Hoping this post will help you really appreciate how computer graphics really works, in this era of Disney+ subscriptions. Next time you watch an animation - you might be hard pressed to not wonder about the beauty of light bouncing around the scene. And perhaps, next time you see an AI-generated video, you might wonder just how much physics it has really learned. For all the science in this post, it is important to remember that a big chunk of graphics is to do with art, not science. I recommend this talk about how artists and programmers came together to create the eyes of robot Wall-E. Hope you had fun reading this!

References

Rendering and Computer Graphics

[1] Kajiya, J. T. (1986). The Rendering Equation. SIGGRAPH '86, 143-150.
[2] Whitted, T. (1980). An Improved Illumination Model for Shaded Display. Communications of the ACM, 23(6), 343-349.
[3] Phong, B. T. (1975). Illumination for Computer Generated Pictures. Communications of the ACM, 18(6), 311-317.
[4] Cook, R. L., & Torrance, K. E. (1982). A Reflectance Model for Computer Graphics. ACM Transactions on Graphics, 1(1), 7-24.

Neural Rendering (Bridging Graphics and AI)
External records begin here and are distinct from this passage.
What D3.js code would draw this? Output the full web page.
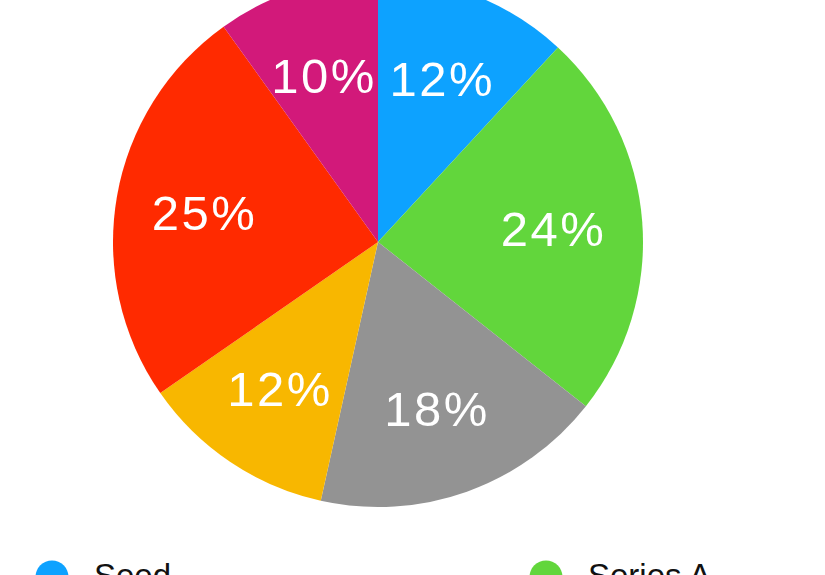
<!DOCTYPE html>
<html>
<head>
<meta charset="utf-8">
<script src="https://cdn.jsdelivr.net/npm/d3@7"></script>
<style>
  html, body { margin: 0; padding: 0; background: #fff; overflow: hidden; }
  text { font-family: "Liberation Sans", "Helvetica Neue", Arial, sans-serif; }
</style>
</head>
<body>
<div id="pieChart"></div>
<script>
// funding rounds, clockwise from 12 o'clock
var rounds = ['Seed', 'Series A', 'Series B', 'Series C', 'Series D', 'Series E'];
var shares = [12, 24, 18, 12, 25, 10];
var colors = ['#0DA2FF', '#62D63C', '#939393', '#F8B700', '#FF2A00', '#D2197A'];

var width = 825,
	height = 575;
var cx = 378,
	cy = 242,
	radius = 265,
	labelRadius = 176;

var svg = d3.select('#pieChart').append('svg')
			.attr('width', width)
			.attr('height', height);

var data = rounds.map(function(d, i) { return {key: d, value: shares[i]}; });

var color = d3.scaleOrdinal()
	.domain(rounds)
	.range(colors);

var pie = d3.pie()
	.sort(null)
	.value(function(d) { return d.value; });

var arc = d3.arc()
	.innerRadius(0)
	.outerRadius(radius);

var labelArc = d3.arc()
	.innerRadius(labelRadius)
	.outerRadius(labelRadius);

var g = svg.append('g')
	.attr('transform', 'translate(' + cx + ',' + cy + ')');

var slices = g.selectAll('.slice')
	.data(pie(data))
	.enter().append('g')
	.attr('class', 'slice');

slices.append('path')
	.attr('d', arc)
	.attr('fill', function(d) { return color(d.data.key); });

slices.append('text')
	.attr('transform', function(d) { return 'translate(' + labelArc.centroid(d) + ')'; })
	.attr('text-anchor', 'middle')
	.attr('dy', '0.37em')
	.attr('fill', '#fff')
	.style('font-size', '49px')
	.style('letter-spacing', '2.5px')
	.text(function(d) { return d.data.value + '%'; });

// legend: only the first row fits inside the frame
var legend = svg.selectAll('.legend-item')
	.data(data.slice(0, 2))
	.enter().append('g')
	.attr('class', 'legend-item')
	.attr('transform', function(d, i) {
		return 'translate(' + (i % 2 ? 546 : 52) + ',577)';
	});

legend.append('circle')
	.attr('r', 16.5)
	.attr('fill', function(d) { return color(d.key); });

legend.append('text')
	.attr('x', 42)
	.attr('y', 10)
	.attr('fill', '#111')
	.style('font-size', '33px')
	.text(function(d) { return d.key; });
</script>
</body>
</html>
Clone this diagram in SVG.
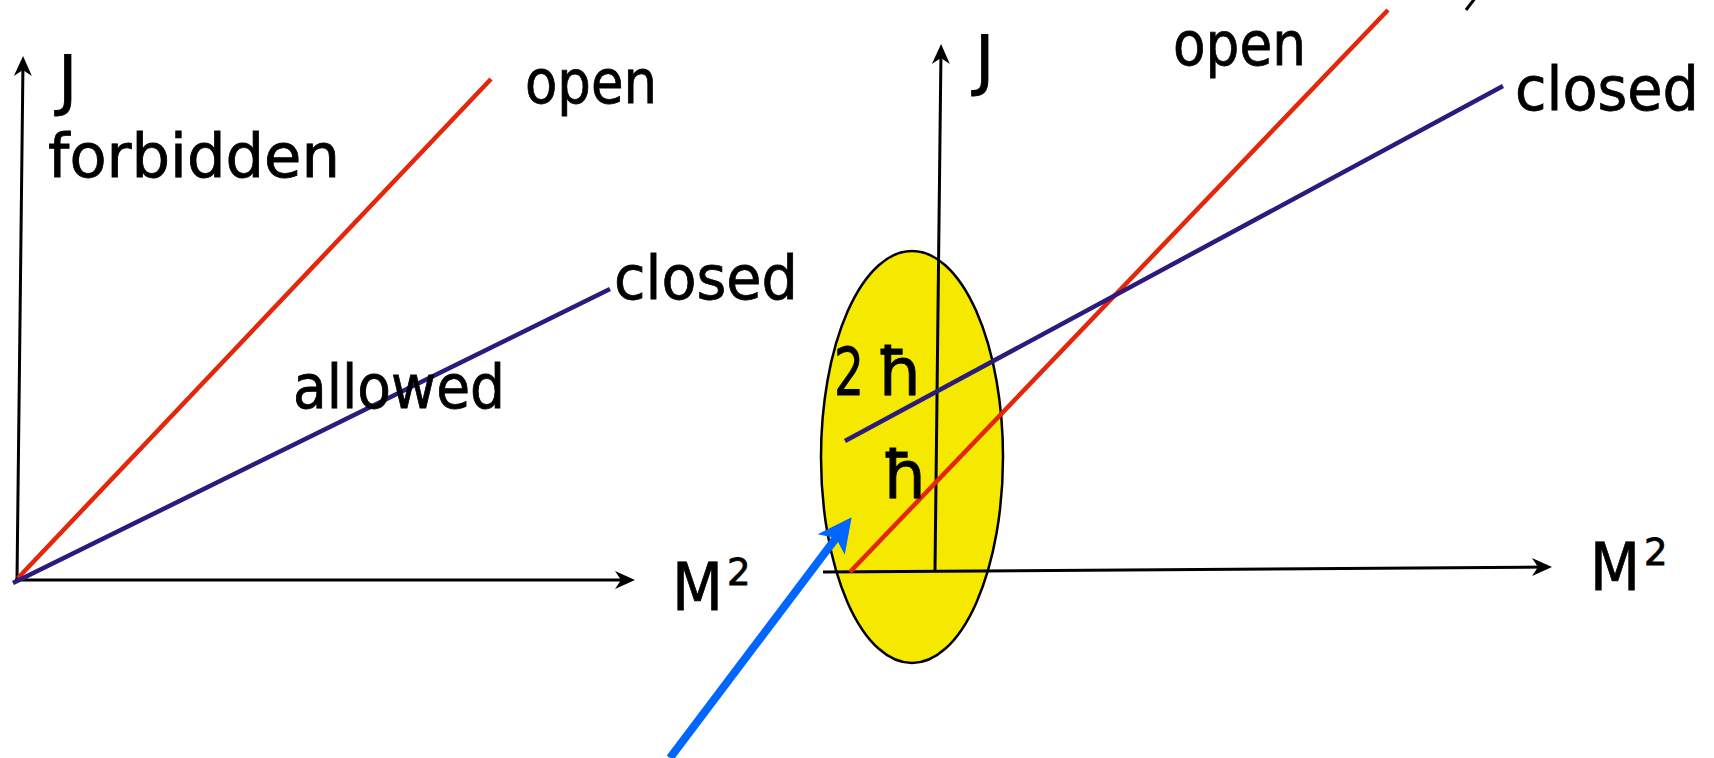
<svg xmlns="http://www.w3.org/2000/svg" width="1714" height="758" viewBox="0 0 1714 758">
<style>
text{font-family:'DejaVu Sans',sans-serif;fill:#000;stroke:#000;stroke-width:0.8}
.lbl{font-size:60px}
.big{font-size:66px}
.sup{font-size:37px}
.axis{stroke:#000;stroke-width:3;fill:none}
.red{stroke:#e4260b;stroke-width:4.5;fill:none}
.pur{stroke:#2c1a7c;stroke-width:4.5;fill:none}
</style>
<defs>
<marker id="ah" markerUnits="userSpaceOnUse" markerWidth="22" markerHeight="22" viewBox="0 0 22 22" refX="16" refY="11" orient="auto">
<path d="M22,11 L2,2 L8,11 L2,20 Z" fill="#000"/>
</marker>
<marker id="bh" markerUnits="userSpaceOnUse" markerWidth="40" markerHeight="36" viewBox="0 0 40 36" refX="10" refY="18" orient="auto">
<path d="M36,18 L2,1 L10,18 L2,35 Z" fill="#0066ff"/>
</marker>
</defs>
<g id="ellipse">
<ellipse cx="912" cy="457" rx="91" ry="206" fill="#f5e900" stroke="#000" stroke-width="2.5"/>
</g>
<g id="connectors">
<line class="axis" x1="17" y1="580" x2="23" y2="62" marker-end="url(#ah)"/>
<line class="axis" x1="15" y1="580" x2="629" y2="580" marker-end="url(#ah)"/>
<line class="red" x1="18" y1="578" x2="491" y2="79"/>
<line class="pur" x1="13" y1="583" x2="610" y2="289"/>
<line class="axis" x1="935" y1="570" x2="941" y2="50" marker-end="url(#ah)"/>
<line class="axis" x1="823" y1="572" x2="1546" y2="567" marker-end="url(#ah)"/>
<line class="red" x1="850" y1="572" x2="1388" y2="10"/>
<line class="pur" x1="845" y1="441" x2="1503" y2="86"/>
<line class="axis" x1="1466" y1="10" x2="1476" y2="-3"/>
<line x1="670" y1="758" x2="836" y2="538" stroke="#0066ff" stroke-width="8" marker-end="url(#bh)"/>
</g>
<g id="left-labels">
<text class="big" x="58" y="103">J</text>
<text class="lbl" x="48" y="177" textLength="292" lengthAdjust="spacingAndGlyphs">forbidden</text>
<text class="lbl" x="525" y="103" textLength="132" lengthAdjust="spacingAndGlyphs">open</text>
<text class="lbl" x="614" y="299" textLength="184" lengthAdjust="spacingAndGlyphs">closed</text>
<text class="lbl" x="293" y="408" textLength="212" lengthAdjust="spacingAndGlyphs">allowed</text>
<text class="big" x="672" y="610" textLength="51" lengthAdjust="spacingAndGlyphs">M</text>
<text class="sup" x="727" y="585">2</text>
</g>
<g id="right-labels">
<text class="big" x="975" y="83">J</text>
<text class="lbl" x="1173" y="65" textLength="133" lengthAdjust="spacingAndGlyphs">open</text>
<text class="lbl" x="1515" y="110" textLength="184" lengthAdjust="spacingAndGlyphs">closed</text>
<text class="big" x="1590" y="590" textLength="50" lengthAdjust="spacingAndGlyphs">M</text>
<text class="sup" x="1644" y="565">2</text>
</g>
<g id="hbar-labels">
<text class="big" x="834" y="395"><tspan textLength="30" lengthAdjust="spacingAndGlyphs">2</tspan><tspan x="877">ħ</tspan></text>
<text class="big" x="882" y="498">ħ</text>
</g>
</svg>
[5] Mildenhall, B., Srinivasan, P. P., Tancik, M., Barron, J. T., Ramamoorthi, R., & Ng, R. (2020). NeRF: Representing Scenes as Neural Radiance Fields for View Synthesis. ECCV 2020.
[6] Tewari, A., et al. (2020). State of the Art on Neural Rendering. Computer Graphics Forum, 39(2), 701-727.
[7] Kerbl, B., Kopanas, G., Leimkühler, T., & Drettakis, G. (2023). 3D Gaussian Splatting for Real-Time Radiance Field Rendering. ACM Transactions on Graphics, 42(4).

AI World Models

[8] Ha, D., & Schmidhuber, J. (2018). World Models. arXiv preprint arXiv:1803.10122.
[9] LeCun, Y. (2022). A Path Towards Autonomous Machine Intelligence. OpenReview.
[10] Bruce, J., et al. (2024). Genie: Generative Interactive Environments. arXiv preprint arXiv:2402.15391.
[11] OpenAI. (2024). Video Generation Models as World Simulators. OpenAI Technical Report (Sora).

Physics of Light

[12] Huygens, C. (1690). Traité de la Lumière (Treatise on Light).
[13] Newton, I. (1704). Opticks: or, A Treatise of the Reflexions, Refractions, Inflexions and Colours of Light.
[14] Maxwell, J. C. (1865). A Dynamical Theory of the Electromagnetic Field. Philosophical Transactions of the Royal Society of London, 155, 459-512.